The Lakers struggled to open the quarter and this time, the Blazers’ big men were having their way in the paint. Their front court was attacking the rim and was getting easy looks near the basket or at the free-throw line. The Lakers missed three of their first five shots and as a result their lead was cut down to two, 58-56, with 9:20 remaining in the period.
Los Angeles was turning the ball over too many times and had amassed 13 of them at the mid-way mark of the third quarter. Due to the careless giveaways, the Blazers were able to run in the open-court and make a major dent in their deficit. Portland was by far the more aggressive team and they came out of the half with a sense of purpose. With 6:00 left to play in the quarter, the Lakers were ahead 63-61.

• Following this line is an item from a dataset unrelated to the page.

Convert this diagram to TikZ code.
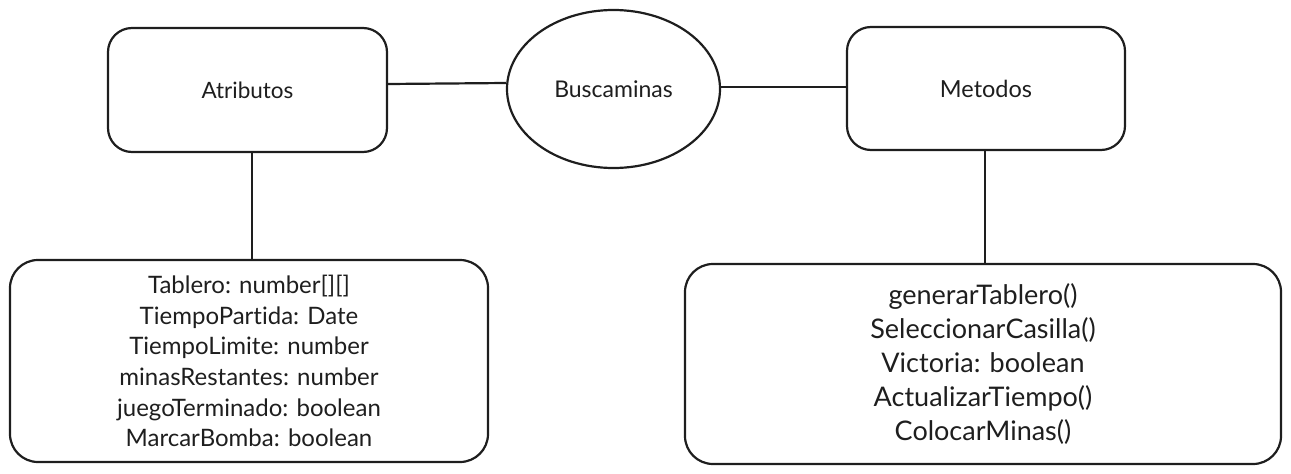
\documentclass[tikz,border=0pt]{standalone}
\usepackage{fontspec}
\setmainfont{Lato}[Ligatures={NoCommon,NoDiscretionary,NoRare},Contextuals=NoAlternate]
\usetikzlibrary{shapes.geometric}
\definecolor{ink}{HTML}{1E1E1E}
\begin{document}
\begin{tikzpicture}[x=1pt,y=-1pt,
  every node/.style={text=ink, inner sep=0pt},
  topbox/.style={draw=ink, line width=2.2pt, rounded corners=24pt, minimum width=279pt, minimum height=124pt, font=\fontsize{22.5}{27}\selectfont},
  listbox/.style={draw=ink, line width=2.2pt, rounded corners=28pt, align=center},
  conn/.style={draw=ink, line width=2.2pt}]
\useasboundingbox (0,0) rectangle (1291,474);
\node[topbox] (attr) at (247.5,90) {Atributos};
\node[draw=ink, line width=2.2pt, ellipse, minimum width=213pt, minimum height=158pt, font=\fontsize{23}{27}\selectfont] (busc) at (613.5,89) {Buscaminas};
\node[topbox, minimum width=278pt, minimum height=123pt, font=\fontsize{23.5}{27}\selectfont] (met) at (986,88.5) {Metodos};
\node[listbox, minimum width=478pt, minimum height=202pt, font=\fontsize{24}{30.6}\selectfont] (alist) at (249,361)
  {Tablero: number[][]\\TiempoPartida: Date\\TiempoLimite: number\\minasRestantes: number\\juegoTerminado: boolean\\MarcarBomba: boolean};
\node[listbox, minimum width=596pt, minimum height=200pt, font=\fontsize{27}{34}\selectfont] (mlist) at (983,364)
  {generarTablero()\\SeleccionarCasilla()\\Victoria: boolean\\ActualizarTiempo()\\ColocarMinas()};
\draw[conn] ([yshift=6pt]attr.east) -- ([yshift=6pt]busc.west);
\draw[conn] ([yshift=2pt]busc.east) -- ([yshift=2pt]busc.east -| met.west);
\draw[conn] ([xshift=4.5pt]attr.south) -- ([xshift=4.5pt]attr.south |- alist.north);
\draw[conn] ([xshift=-1pt]met.south) -- ([xshift=-1pt]met.south |- mlist.north);
\end{tikzpicture}
\end{document}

However, the Lakers found their shot as the quarter progressed and Metta World Peace provided the team with a much needed 12 points. World Peace put some energy into the Lakers and his ability to make shots pumped up everyone else on the team. Los Angeles was beginning to make its shots and were starting to create some separation from the Blazers. At the 3:40 mark of the quarter, the Lakers held a 71-66 lead.

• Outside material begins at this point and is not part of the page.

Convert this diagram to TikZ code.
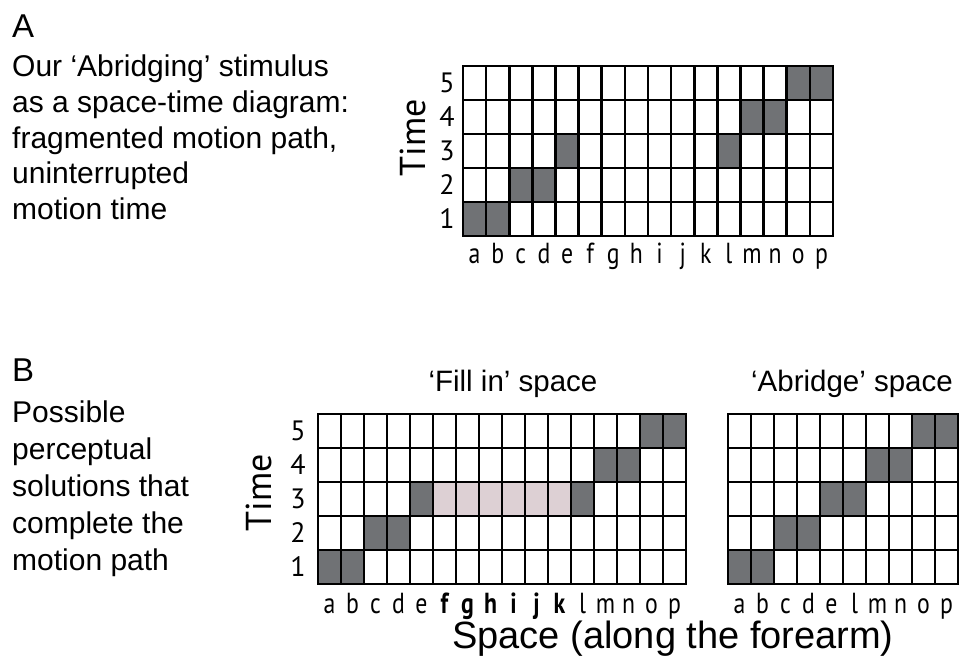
\documentclass[tikz,border=0pt]{standalone}
\usepackage{fontspec}
\usepackage{graphicx}
\setmainfont{Liberation Sans}
\newfontfamily\lblfont{PT Sans}
\definecolor{cellgray}{RGB}{112,114,117}
\definecolor{fillpink}{RGB}{221,208,212}
\newcommand\narrowlbl[1]{\scalebox{0.82}[1]{#1}}
\begin{document}
\begin{tikzpicture}[x=1pt,y=-1pt,
  body/.style={anchor=base west, inner sep=0pt, font=\fontsize{30}{36}\selectfont},
  panel/.style={anchor=base west, inner sep=0pt, font=\fontsize{33}{36}\selectfont},
  title/.style={anchor=base, inner sep=0pt, font=\fontsize{29.5}{34}\selectfont},
  rowlbl/.style={anchor=center, inner sep=0pt, font=\lblfont\fontsize{28}{30}\selectfont},
  collbl/.style={anchor=base, inner sep=0pt, font=\lblfont\fontsize{29}{30}\selectfont},
  axlbl/.style={anchor=center, inner sep=0pt, rotate=90, font=\lblfont\fontsize{36}{38}\selectfont},
  gl/.style={line width=2.6pt, black, line cap=rect},
  dark/.style={fill=cellgray},
  pinkc/.style={fill=fillpink}]
\useasboundingbox (0,0) rectangle (962,661);

% ---------------- Panel A text
\node[panel] (labA) at (12,38) {A};
\node[body] (a1) at (12,77) {Our ‘Abridging’ stimulus};
\node[body] (a2) at (12,112.5) {as a space-time diagram:};
\node[body] (a3) at (12,148) {fragmented motion path,};
\node[body] (a4) at (12,183.5) {uninterrupted};
\node[body] (a5) at (12,219) {motion time};

% ---------------- Grid A
\def\AX{463}\def\AY{66}\def\AW{23.125}\def\RH{34}
\foreach \c/\r in {1/1,2/1,3/2,4/2,5/3,12/3,13/4,14/4,15/5,16/5}
  \fill[dark] ({\AX+(\c-1)*\AW},{\AY+(5-\r)*\RH}) rectangle ++(\AW,\RH);
\foreach \i in {0,...,16} \draw[gl] ({\AX+\i*\AW},\AY) -- ++(0,170);
\foreach \j in {0,...,5} \draw[gl] (\AX,{\AY+\j*\RH}) -- ++(370,0);
\foreach \r in {1,...,5}
  \node[rowlbl] (A-r\r) at (447,{\AY+(5-\r)*\RH+\RH/2}) {\r};
\foreach \l [count=\c] in {a,b,c,d,e,f,g,h,i,j,k,l,m,n,o,p}
  \node[collbl] (A-c\c) at ({\AX+(\c-0.5)*\AW},263) {\narrowlbl{\l}};
\node[axlbl] (A-time) at (413,138) {Time};

% ---------------- Panel B text
\node[panel] (labB) at (12,381) {B};
\node[body] (b1) at (12,422) {Possible};
\node[body] (b2) at (12,459) {perceptual};
\node[body] (b3) at (12,496) {solutions that};
\node[body] (b4) at (12,533) {complete the};
\node[body] (b5) at (12,570) {motion path};

% ---------------- Grid B1 (Fill in)
\def\BX{318}\def\BY{414}\def\BW{23}
\node[title] (t1) at (513,391) {‘Fill in’ space};
\foreach \c in {6,...,11}
  \fill[pinkc] ({\BX+(\c-1)*\BW},{\BY+2*\RH}) rectangle ++(\BW,\RH);
\foreach \c/\r in {1/1,2/1,3/2,4/2,5/3,12/3,13/4,14/4,15/5,16/5}
  \fill[dark] ({\BX+(\c-1)*\BW},{\BY+(5-\r)*\RH}) rectangle ++(\BW,\RH);
\foreach \i in {0,...,16} \draw[gl] ({\BX+\i*\BW},\BY) -- ++(0,170);
\foreach \j in {0,...,5} \draw[gl] (\BX,{\BY+\j*\RH}) -- ++(368,0);
\foreach \r in {1,...,5}
  \node[rowlbl] (B-r\r) at (298,{\BY+(5-\r)*\RH+\RH/2}) {\r};
\foreach \l [count=\c] in {a,b,c,d,e}
  \node[collbl] (B-c\c) at ({\BX+(\c-0.5)*\BW},613) {\narrowlbl{\l}};
\foreach \l [count=\c from 6] in {f,g,h,i,j,k}
  \node[collbl] (B-c\c) at ({\BX+(\c-0.5)*\BW},613) {\narrowlbl{\bfseries\l}};
\foreach \l [count=\c from 12] in {l,m,n,o,p}
  \node[collbl] (B-c\c) at ({\BX+(\c-0.5)*\BW},613) {\narrowlbl{\l}};
\node[axlbl] (B-time) at (259,493) {Time};

% ---------------- Grid B2 (Abridge)
\def\CX{728}
\node[title] (t2) at (852,391) {‘Abridge’ space};
\foreach \c/\r in {1/1,2/1,3/2,4/2,5/3,6/3,7/4,8/4,9/5,10/5}
  \fill[dark] ({\CX+(\c-1)*\BW},{\BY+(5-\r)*\RH}) rectangle ++(\BW,\RH);
\foreach \i in {0,...,10} \draw[gl] ({\CX+\i*\BW},\BY) -- ++(0,170);
\foreach \j in {0,...,5} \draw[gl] (\CX,{\BY+\j*\RH}) -- ++(230,0);
\foreach \l [count=\c] in {a,b,c,d,e,l,m,n,o,p}
  \node[collbl] (C-c\c) at ({\CX+(\c-0.5)*\BW},613) {\narrowlbl{\l}};

% ---------------- Axis title
\node[title, font=\fontsize{38}{42}\selectfont] (space) at (673,648) {Space (along the forearm)};
\end{tikzpicture}
\end{document}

After 36 minutes of play, the Lakers had only a one point lead, 71-70. The Lakers were once in complete control of the game, but the Blazers fought back and remained in striking distance.
The Lakers began the final period with only two starters on the court, but luckily the reserves once again played well. Barnes continued with his stellar play and was making plays on both ends of the court. Following his impressive chase down block and jumper on the perimeter, the Lakers took a 78-74 lead with 9:10 left in the game.

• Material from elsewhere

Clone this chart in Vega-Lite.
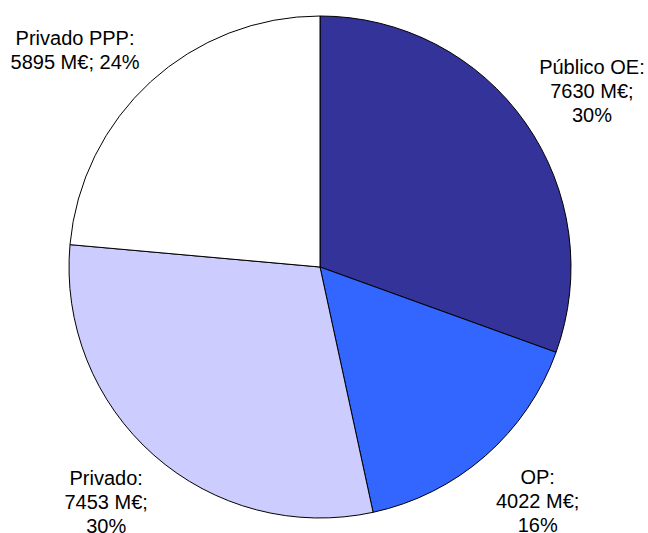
{
  "$schema": "https://vega.github.io/schema/vega-lite/v6.json",
  "width": 640,
  "height": 534,
  "autosize": {"type": "none"},
  "padding": {"left": 0, "top": 0, "right": 8, "bottom": 0},
  "background": "white",
  "config": {"view": {"stroke": null}},
  "data": {
    "values": [
      {"k": 1, "cat": "Público OE", "value": 7630, "label": "Público OE:\n7630 M€;\n30%"},
      {"k": 2, "cat": "OP", "value": 4022, "label": "OP:\n4022 M€;\n16%"},
      {"k": 3, "cat": "Privado", "value": 7453, "label": "Privado:\n7453 M€;\n30%"},
      {"k": 4, "cat": "Privado PPP", "value": 5895, "label": "Privado PPP:\n5895 M€; 24%"}
    ]
  },
  "encoding": {
    "theta": {"field": "value", "type": "quantitative", "stack": true},
    "order": {"field": "k", "type": "quantitative"}
  },
  "layer": [
    {
      "mark": {"type": "arc", "radius": 251, "stroke": "black", "strokeWidth": 1},
      "encoding": {
        "color": {
          "field": "cat",
          "type": "nominal",
          "scale": {
            "domain": ["Público OE", "OP", "Privado", "Privado PPP"],
            "range": ["#333399", "#3366FF", "#CCCCFF", "#FFFFFF"]
          },
          "legend": null
        }
      }
    },
    {
      "mark": {"type": "text", "radius": 320, "dx": 10, "dy": -15, "font": "Liberation Sans", "fontSize": 20, "lineHeight": 24, "lineBreak": "\n", "align": "center", "baseline": "middle", "color": "black"},
      "encoding": {"text": {"condition": {"test": "datum.cat === 'Público OE'", "field": "label"}, "value": ""}}
    },
    {
      "mark": {"type": "text", "radius": 320, "dx": 7, "dy": -30, "font": "Liberation Sans", "fontSize": 20, "lineHeight": 24, "lineBreak": "\n", "align": "center", "baseline": "middle", "color": "black"},
      "encoding": {"text": {"condition": {"test": "datum.cat === 'OP'", "field": "label"}, "value": ""}}
    },
    {
      "mark": {"type": "text", "radius": 320, "dx": -2, "dy": -28, "font": "Liberation Sans", "fontSize": 20, "lineHeight": 24, "lineBreak": "\n", "align": "center", "baseline": "middle", "color": "black"},
      "encoding": {"text": {"condition": {"test": "datum.cat === 'Privado'", "field": "label"}, "value": ""}}
    },
    {
      "mark": {"type": "text", "radius": 320, "dx": -29, "dy": 8, "font": "Liberation Sans", "fontSize": 20, "lineHeight": 24, "lineBreak": "\n", "align": "center", "baseline": "middle", "color": "black"},
      "encoding": {"text": {"condition": {"test": "datum.cat === 'Privado PPP'", "field": "label"}, "value": ""}}
    }
  ]
}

Eventually the Lakers had to rely on their starters to carry the offense and Bynum was the center piece for the majority of the plays. The Blazers did not have a lot of big bodies to challenge Bynum so it was best that he was fed the ball every time down. However, Sessions also had his way with Portland’s guards and he offered Bynum some assistance on offense. At the 6:46 mark of the period, the Lakers were up 84-81.
In the final five minutes of the game, the teams went back-and-forth and every possession carried a little more meaning. The intensity level was at a high and both teams fought hard until the very end. The game was close in the last minutes, but this time, Sessions was the one who made the big plays. Sessions was knocking down long-range shots and he was also finding his teammates for open shots.
Kobe could not find his shot in the fourth quarter, but luckily Sessions carried the Lakers to the finish line and led them to a win, 103-96. Sessions put in 20 points and 11 assists, World Peace had 14 points and Bynum poured in 28 points.
The Lakers will be back in action on Sunday when they host the Grizzlies at 7:30 p.m. PST.
We asked before tonight’s game who would be the first Laker players to record a dunk, three-point shot and steal.
The first person who predicted the players correctly would win the prize and it turns out Elizabeth LeMay‘s picks of Andrew Bynum, Kobe Bryant and Kobe Bryant were correct! Congratulations!